Je me suis rendu compte que tu ne partirais jamais, alors je suis partie. Vous, papa et toi, m’avez aidé pour mieux me retenir, vous m’avez prêté des sous, un char, donné vos meubles pour être certains que même si je n’habitais plus sous votre toit, vous auriez encore une emprise sur moi.

Tu vois, ce n’est pas une erreur de style que de t’inclure dans le vous. Plus je vieillis, plus je me rends compte que ça n’a jamais été ton idée de quitter ce climat de violence au sein duquel mes frères et moi avons grandi. Tu es restée pour ton confort, tu es restée parce que tu avais peur et tu as fermé les yeux sur la violence qu’on subissait parce que tu étais bien.

Pourtant, les p’tits et moi n’avions pas les outils pour savoir que notre maison était une prison. Que ce n’était pas normal d’avoir tout le temps peur de ses parents et de n’avoir le droit de ne rien faire. Tu pouvais bien décider de rester si tu voulais, c’est ta vie après tout. Mais le fait que tu n’aies jamais levée la main sur nous ou que tu aies encaissé des sévices pour nous ne te donne aucune lettre de noblesse de plus que papa.
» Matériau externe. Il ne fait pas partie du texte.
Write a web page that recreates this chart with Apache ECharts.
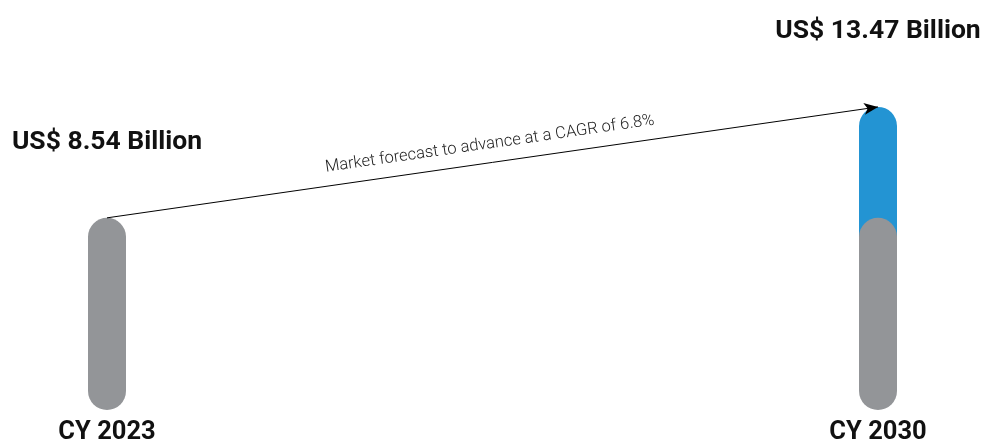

Tu n’as rien fait, tu n’as rien dit. Tu as consenti à me laisser me faire violenter, malgré les cris du cœur que je t’envoyais. Mes maux de ventre, mes crises de panique, mon désir de mourir. On a eu beau m’expliquer le cycle de la violence ou la complexité de vivre dans un tel climat et de s’en sortir, je suis restée aigrie. Aigrie de t’avoir suppliée tant de fois de partir et que finalement, tout se soit fini parce que papa est parti de son propre chef.

Encore aujourd’hui, tu ne vois pas la place que tu as eu dans ma souffrance et tu restes accrochée au fait que papa soit parti plutôt qu’au fait qu’il nous maltraitait. Ça me donne juste le goût de te crier après, te crier ma souffrance, mais je sais que ça ne sert à rien parce que tu vas me dire que je suis comme mon père.

Je suis grandie, je suis frustrée, je suis triste. Je me suis battue toute ma vie pour prendre ma place, prendre de la confiance, pour finalement me rendre compte que la personne qui devait me protéger tenait les clous de celui qui piochait sur mon cercueil.

J’ai une enfant maintenant et j’ai averti son père : touche une fois à ma fille et je te quitte. Je suis prête à vivre dans la misère plutôt que de savoir que ma fille aura à subir ce que j’ai vécu en partie à cause de ton silence à toi, maman.

Tu m’auras au moins appris que ce n’est pas le genre de vie que je veux faire vivre à ma fille.